Prende forma nei suoi quadri un’America non letteraria e senza mitologia, che porta i segni di un’età contemporanea anche se vagamente fuori moda: niente grattacieli, automobili, fabbriche, ma binari della ferrovia, case coloniche di legno bianco con i loro tetti a triangolo, mansarde vittoriane ormai decadute, periferie anonime incentrate sul possesso e sul consumo e non sulla comunità. L'eccessiva dispersione degli insediamenti, la città che si sparpaglia sul territorio causando il cosiddetto sprawl, e intensificazione in verticali dei grattacieli, sono la conseguenza del medesimo fenomeno economico- sociale che causa estraniamento e alienazione e non produce relazioni urbane e collettive.

L'indifferenza per i grattacieli salta all’occhio per un pittore che descrive l’architettura di new York. L’avversione di Hopper per le alte torri della sua città è evidente in molti dei suoi dipinti. Quando le include, le fa apparire come intruse sgradevoli, fuori posto. In questo l’artista è partecipe del clima a cui diedero voce anche critici come Mumford che pubblicò articoli intitolati” possiamo tollerare i grattacieli?” e “Città rafforzate”. Ai suoi occhi i grattacieli rappresentavano tutto ciò che disapprova dell’America urbana, della superficialità dei valori materiali alla crescente standardizzazione degli stili di vita.
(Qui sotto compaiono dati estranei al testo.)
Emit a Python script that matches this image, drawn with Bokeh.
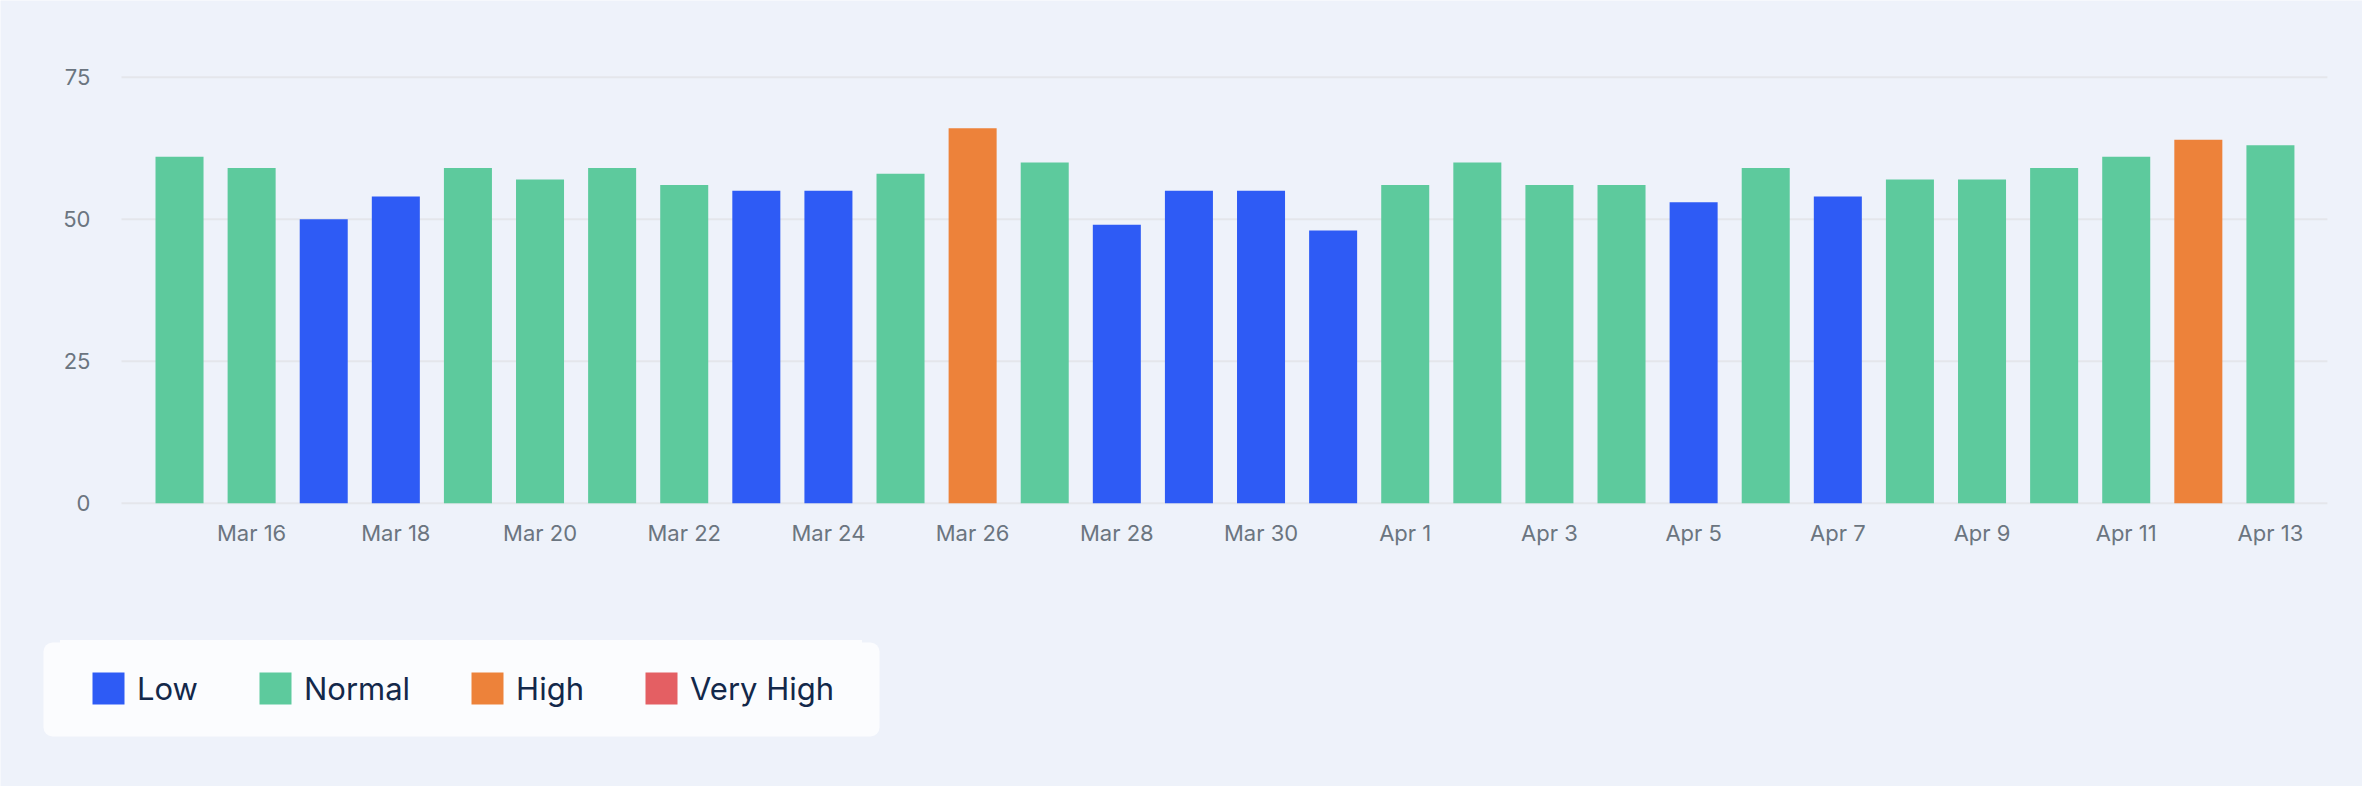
from bokeh.plotting import figure
from bokeh.models import (ColumnDataSource, Range1d, FixedTicker, Legend, LegendItem,
                          BoxAnnotation)
from bokeh.embed import file_html
from bokeh.resources import INLINE

# ---- data ----
dates = ["Mar 15", "Mar 16", "Mar 17", "Mar 18", "Mar 19", "Mar 20", "Mar 21", "Mar 22",
         "Mar 23", "Mar 24", "Mar 25", "Mar 26", "Mar 27", "Mar 28", "Mar 29", "Mar 30",
         "Mar 31", "Apr 1", "Apr 2", "Apr 3", "Apr 4", "Apr 5", "Apr 6", "Apr 7",
         "Apr 8", "Apr 9", "Apr 10", "Apr 11", "Apr 12", "Apr 13"]
values = [61, 59, 50, 54, 59, 57, 59, 56, 55, 55, 58, 66, 60, 49, 55, 55,
          48, 56, 60, 56, 56, 53, 59, 54, 57, 57, 59, 61, 64, 63]
levels = ["Normal", "Normal", "Low", "Low", "Normal", "Normal", "Normal", "Normal",
          "Low", "Low", "Normal", "High", "Normal", "Low", "Low", "Low",
          "Low", "Normal", "Normal", "Normal", "Normal", "Low", "Normal", "Low",
          "Normal", "Normal", "Normal", "Normal", "High", "Normal"]
categories = ["Low", "Normal", "High", "Very High"]
colors = ["#2e5bf5", "#5dca9d", "#ed823a", "#e45f63"]
y_ticks = [0, 25, 50, 75]

BG = "#eef2fa"
BOX = "#fbfcfe"
W, H = 2362, 786

# full-canvas frame; the plot area is a sub-region of it
X0, X1 = -2.483, 30.277
Y0, Y1 = -49.88, 88.5
X_LEFT, X_RIGHT = -0.805, 29.79


def dx(sx):
    return X0 + (X1 - X0) * sx / W


def dy(sy):
    return Y1 - (Y1 - Y0) * sy / H


p = figure(width=W, height=H, output_backend="svg", toolbar_location=None,
           x_range=Range1d(X0, X1), y_range=Range1d(Y0, Y1), min_border=0)
p.background_fill_color = BG
p.border_fill_color = BG
p.outline_line_color = None
p.xgrid.grid_line_color = None
p.ygrid.grid_line_color = None

# horizontal grid lines at the y ticks, limited to the plot area
p.segment(x0=[X_LEFT] * len(y_ticks), x1=[X_RIGHT] * len(y_ticks),
          y0=y_ticks, y1=y_ticks, line_color="#e4e6eb", line_width=2)

idx = list(range(len(dates)))
items = []
for cat, col in zip(categories, colors):
    xs = [i for i, l in zip(idx, levels) if l == cat]
    ys = [v for v, l in zip(values, levels) if l == cat]
    if xs:
        src = ColumnDataSource(dict(x=xs, top=ys))
        r = p.vbar(x="x", top="top", bottom=0, width=0.666, source=src,
                   fill_color=col, line_color=None)
    else:
        # category with no days: hidden renderer only provides the legend swatch
        src = ColumnDataSource(dict(x=idx, top=values))
        r = p.vbar(x="x", top="top", bottom=0, width=0.666, source=src,
                   fill_color=col, line_color=None, visible=False)
    items.append(LegendItem(label=cat, renderers=[r]))

p.yaxis.ticker = FixedTicker(ticks=y_ticks)
p.xaxis.ticker = FixedTicker(ticks=idx[1::2])
p.xaxis.major_label_overrides = {i: dates[i] for i in idx}
p.xaxis.fixed_location = 0
p.yaxis.fixed_location = X_LEFT

for ax in (p.xaxis[0], p.yaxis[0]):
    ax.axis_line_color = None
    ax.major_tick_line_color = None
    ax.minor_tick_line_color = None
    ax.major_tick_out = 0
    ax.major_tick_in = 0
    ax.major_label_text_font = "Inter"
    ax.major_label_text_font_size = "22px"
    ax.major_label_text_color = "#6b7580"
p.yaxis.major_label_standoff = 31
p.xaxis.major_label_standoff = 17

# legend card
card = BoxAnnotation(left=dx(43), right=dx(879), top=dy(642), bottom=dy(736),
                     fill_color=BOX, fill_alpha=1.0, line_color=None,
                     border_radius=9)
p.add_layout(card)

legend = Legend(items=items, orientation="horizontal", location=(60, 50),
                margin=0, padding=27, spacing=57, label_standoff=9,
                glyph_width=40, glyph_height=40,
                label_text_font="Inter", label_text_font_size="31px",
                label_text_color="#13284a",
                background_fill_color=BOX, background_fill_alpha=1.0,
                border_line_color=BOX, border_line_alpha=1.0, border_line_width=1)
p.add_layout(legend, "center")

open("out.html", "w").write(file_html(p, INLINE))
Il percorso di Hopper non è certamente di carattere urbanistico, egli si collega alle immagini dell' inconscio collettivo e attraverso queste ci offre la possibilità di comprendere al di là delle parole come l'attuale trasformazione delle città e del territorio produca squilibri nel rapporto pubblico -privato e individuale – collettivo . Collegandosi con queste immagini archetipe primordiali possiamo ricapire chi siamo, riacquistare la nostra identità e la forza per sopravvivere “anche alle notti più lunghe”.

Se parlando di case si parla anche di individui, esemplare è un acquerello del 1925 intitolato Skyline near Washington Square. Quando venne esposto la prima volta l’acquerello era intitolato Self-portrait, con un riferimento scherzoso all’altezza dell’autore, ma che può indicare una consapevolezza di Hopper del naturale processo di identificazione uomo-casa. Nell’acquerello è raffigurato un tetto semplice e austero dietro il quale si erge un unico edificio stretto e lungo che domina il cielo. Il palazzo ritratto che sorgeva vicino alla sua casa newyorkese si eleva al di sopra delle altre case. Nell’osservazione capiamo subito che si tratta di un palazzo slanciato, ma la natura verticale di questo edificio è negata; in realtà Hopper ci mostra un cubo: la parte bassa dell’edificio, l’ingresso, e gli elementi che comunicano direttamente con la vita cittadina vengono tralasciati per mostrarci la solitudine dell’attico al di sopra di ogni cosa, come un picco sospeso sopra un mare di nuvole. Del palazzo possiamo vedere due lati, una facciata spoglia e liscia, completamente esposta al sole che si contrappone alla pesantezza della facciata di rappresentanza, dove finestroni appesantiti dalle lesene di primo novecento si negano protetti dall’ombra. Si potrebbe dire che un lato riflette, l’altro assorbe. Il paragone con la personalità dell’artista viene spontaneamente, in realtà Hopper non ci offre soltanto un’analisi introspettiva di sè stesso ma amplia il raggio di identificazione fermando sulla tela condizioni psicologiche in cui tutti possono immedesimarsi.

"Dalla conchiglia si può capire il mollusco, dalla casa l'inquilino" suggerisce con una certa brutalità Victor Hugo: analogamente si può aggiungere : dalla città la società.